Without the pictures, output the lines of the material from the very first through the one that holds "import seaborn as sns".

## MATERIAL
----------

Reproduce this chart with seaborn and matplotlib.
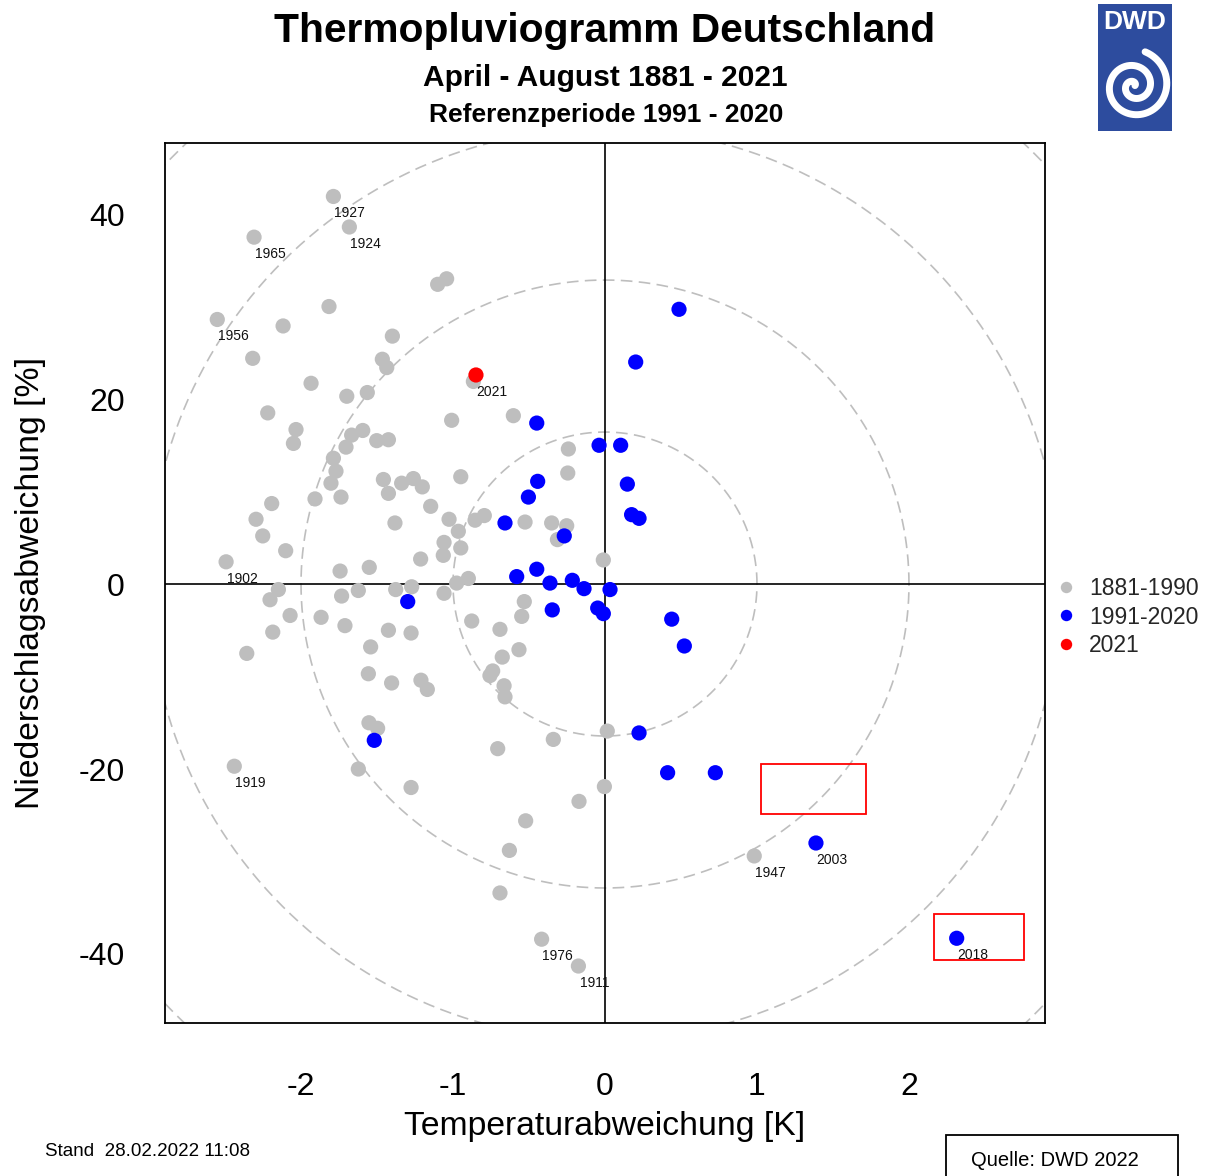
import numpy as np
import pandas as pd
import matplotlib
matplotlib.use("Agg")
import matplotlib.pyplot as plt
from matplotlib.patches import Rectangle
import seaborn as sns

# ---------------- data ----------------
gray_temp = [-1.787, -1.682, -2.309, -1.042, -1.101, -1.816, -2.551, -2.118, -1.399, -2.318,
             -1.465, -1.436, -1.934, -1.699, -1.564, -1.009, -2.219, -2.033, -1.667, -1.594,
             -1.502, -1.425, -2.050, -1.704, -1.787, -1.770, -1.803, -1.737, -1.458, -1.338,
             -1.261, -1.202, -1.425, -1.147, -0.949, -1.026, -0.965, -1.059, -1.064, -0.949,
             -1.382, -1.213, -1.908, -2.193, -2.296, -2.252, -2.101, -2.493, -1.743, -1.551,
             -2.149, -2.204, -1.733, -1.623, -1.377, -1.272, -1.059, -0.976, -2.072, -1.868,
             -1.711, -2.186, -1.425, -1.276, -1.542, -2.357, -1.557, -1.404, -1.211, -1.169,
             -1.553, -1.496, -2.439, -1.623, -1.276, -0.866, -0.603, -0.241, -0.245, -0.855,
             -0.794, -0.526, -0.351, -0.252, -0.313, -0.011, -0.899, -0.531, -0.548, -0.877,
             -0.691, -0.566, -0.676, -0.739, -0.757, -0.664, -0.658, 0.015, -0.340, -0.706,
             -0.004, -0.171, -0.522, -0.629, -0.691, -0.417, -0.175, 0.982]
gray_prec = [41.9, 38.6, 37.5, 33.0, 32.4, 30.0, 28.6, 27.9, 26.8, 24.4,
             24.3, 23.4, 21.7, 20.3, 20.7, 17.7, 18.5, 16.7, 16.1, 16.6,
             15.5, 15.6, 15.2, 14.8, 13.6, 12.2, 10.9, 9.4, 11.3, 10.9,
             11.4, 10.5, 9.8, 8.4, 11.6, 7.0, 5.7, 4.5, 3.1, 3.9,
             6.6, 2.7, 9.2, 8.7, 7.0, 5.2, 3.6, 2.4, 1.4, 1.8,
             -0.6, -1.7, -1.3, -0.7, -0.6, -0.3, -1.0, 0.1, -3.4, -3.6,
             -4.5, -5.2, -5.0, -5.3, -6.8, -7.5, -9.7, -10.7, -10.4, -11.4,
             -15.0, -15.6, -19.7, -20.0, -22.0, 21.9, 18.2, 14.6, 12.0, 6.9,
             7.4, 6.7, 6.6, 6.3, 4.8, 2.6, 0.6, -1.9, -3.5, -4.0,
             -4.9, -7.1, -7.9, -9.4, -9.9, -11.0, -12.2, -15.9, -16.8, -17.8,
             -21.9, -23.5, -25.6, -28.8, -33.4, -38.4, -41.3, -29.4]

blue_temp = [-1.298, -1.518, -0.449, 0.487, 0.202, -0.039, 0.103, -0.443, -0.504, 0.147,
             0.175, 0.224, -0.658, -0.268, -0.581, -0.449, -0.362, -0.215, -0.138, 0.033,
             -0.048, -0.011, -0.347, 0.439, 0.522, 0.224, 0.412, 0.726, 1.388, 2.314]
blue_prec = [-1.9, -16.9, 17.4, 29.7, 24.0, 15.0, 15.0, 11.1, 9.4, 10.8,
             7.5, 7.1, 6.6, 5.2, 0.8, 1.6, 0.1, 0.4, -0.5, -0.6,
             -2.6, -3.2, -2.8, -3.8, -6.7, -16.1, -20.4, -20.4, -28.0, -38.3]

red_temp = [-0.849]
red_prec = [22.6]

label_years = ["1927", "1924", "1965", "1956", "1902", "1919", "2021",
               "1976", "1911", "1947", "2003", "2018"]
label_temp = [-1.787, -1.682, -2.309, -2.551, -2.493, -2.439, -0.849,
              -0.417, -0.175, 0.982, 1.388, 2.314]
label_prec = [41.9, 38.6, 37.5, 28.6, 2.4, -19.7, 22.6,
              -38.4, -41.3, -29.4, -28.0, -38.3]

period_names = ["1881-1990", "1991-2020", "2021"]
period_colors = ["#BEBEBE", "#0000FF", "#FF0000"]

circle_radii = [1, 2, 3, 4]
box_x0 = [1.026, 2.166]
box_x1 = [1.717, 2.757]
box_y0 = [-24.9, -40.6]
box_y1 = [-19.5, -35.7]

x_ticks = [-2, -1, 0, 1, 2]
y_ticks = [-40, -20, 0, 20, 40]
xlim = (-2.895, 2.895)
ylim = (-47.46, 47.68)

# ---------------- table ----------------
df = pd.DataFrame({
    "temp": gray_temp + blue_temp + red_temp,
    "prec": gray_prec + blue_prec + red_prec,
    "period": [period_names[0]] * len(gray_temp)
              + [period_names[1]] * len(blue_temp)
              + [period_names[2]] * len(red_temp),
})

# ---------------- style ----------------
sns.set_style("white")
plt.rcParams["font.family"] = ["Liberation Sans", "DejaVu Sans"]

W, H = 1216, 1176
fig = plt.figure(figsize=(W / 100, H / 100), dpi=100)
L, R, T, B = 165, 1045, 143, 1023
ax = fig.add_axes([L / W, 1 - B / H, (R - L) / W, (B - T) / H])

ax.set_xlim(*xlim)
ax.set_ylim(*ylim)

# reference circles (circular on screen)
k = (ylim[1] - ylim[0]) / (xlim[1] - xlim[0]) * ((R - L) / (B - T))
t = np.linspace(0, 2 * np.pi, 721)
for r in circle_radii:
    ax.plot(r * np.cos(t), r * k * np.sin(t), color="#BEBEBE", lw=1.2,
            linestyle=(0, (7, 3.8)), zorder=1)

ax.axhline(0, color="black", lw=1.2, zorder=1.5)
ax.axvline(0, color="black", lw=1.2, zorder=1.5)

sns.scatterplot(data=df, x="temp", y="prec", hue="period",
                palette=dict(zip(period_names, period_colors)),
                hue_order=period_names, s=120, linewidth=0, alpha=1,
                ax=ax, zorder=3)

for yr, xv, yv in zip(label_years, label_temp, label_prec):
    ax.annotate(yr, (xv, yv), xytext=(11.5, -12.2), textcoords="offset points",
                ha="center", va="center", fontsize=10, color="#111111", zorder=4)

for x0, x1, y0, y1 in zip(box_x0, box_x1, box_y0, box_y1):
    ax.add_patch(Rectangle((x0, y0), x1 - x0, y1 - y0, fill=False,
                           edgecolor="#FF0000", lw=1.3, zorder=4))

# axes cosmetics
for sp in ax.spines.values():
    sp.set_color("black")
    sp.set_linewidth(1.3)
ax.set_xticks(x_ticks)
ax.set_yticks(y_ticks)
ax.set_xticklabels([str(v) for v in x_ticks])
ax.set_yticklabels([str(v) for v in y_ticks])
ax.tick_params(axis="both", direction="out", length=9, width=1.2,
               color="black", labelsize=23, labelcolor="black")
ax.tick_params(axis="x", pad=26)
ax.tick_params(axis="y", pad=20)
ax.set_xlabel("Temperaturabweichung [K]", fontsize=24.3, color="black")
ax.set_ylabel("Niederschlagsabweichung [%]", fontsize=24.3, color="black")
ax.xaxis.set_label_coords(0.5, -0.1)
ax.yaxis.set_label_coords(-0.135, 0.5)

# legend
handles, labels = ax.get_legend_handles_labels()
leg = ax.legend(handles, labels, loc="center left",
                bbox_to_anchor=(1055 / W, 1 - 617 / H), bbox_transform=fig.transFigure,
                frameon=False, fontsize=16.5, borderpad=0, borderaxespad=0,
                handlelength=1.0, handletextpad=0.5, labelspacing=0.26,
                markerscale=0.75, title=None)

# titles
fig.text(605 / W, 1 - 31 / H, "Thermopluviogramm Deutschland", ha="center", va="center",
         fontsize=29.3, fontweight="bold", color="black")
fig.text(605 / W, 1 - 78 / H, "April - August 1881 - 2021", ha="center", va="center",
         fontsize=21.5, fontweight="bold", color="black")
fig.text(606 / W, 1 - 115 / H, "Referenzperiode 1991 - 2020", ha="center", va="center",
         fontsize=19, fontweight="bold", color="black")

# footer
fig.text(45 / W, 1 - 1152 / H, "Stand  28.02.2022 11:08", ha="left", va="center",
         fontsize=13.5, color="black")
fig.patches.append(Rectangle((946 / W, -0.01), (1178 - 946) / W, 0.01 + (1 - 1135 / H),
                             transform=fig.transFigure, fill=False,
                             edgecolor="black", lw=1.3, figure=fig))
fig.text(1055 / W, 1 - 1160 / H, "Quelle: DWD 2022", ha="center", va="center",
         fontsize=14.5, color="black")

# DWD logo
lx0, lx1, ly0, ly1 = 1098, 1172, 4, 131
lax = fig.add_axes([lx0 / W, 1 - ly1 / H, (lx1 - lx0) / W, (ly1 - ly0) / H])
lax.set_xlim(0, lx1 - lx0)
lax.set_ylim(ly1 - ly0, 0)
lax.set_facecolor("#2D4C9E")
for sp in lax.spines.values():
    sp.set_visible(False)
lax.set_xticks([])
lax.set_yticks([])
lax.text(37, 18, "DWD", ha="center", va="center", fontsize=19, fontweight="bold",
         color="white")
th = np.linspace(0.4, 4.4 * np.pi, 500)
rr = 2.6 * th
lax.plot(36 + rr * np.cos(th), 82 - rr * np.sin(th), color="white", lw=5,
         solid_capstyle="round")

fig.savefig("out.png", dpi=100, facecolor="white")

----------

## OUTPUT OF THE EXERCISE
Reproduce this chart with seaborn and matplotlib.
import numpy as np
import pandas as pd
import matplotlib
matplotlib.use("Agg")
import matplotlib.pyplot as plt
from matplotlib.patches import Rectangle
import seaborn as sns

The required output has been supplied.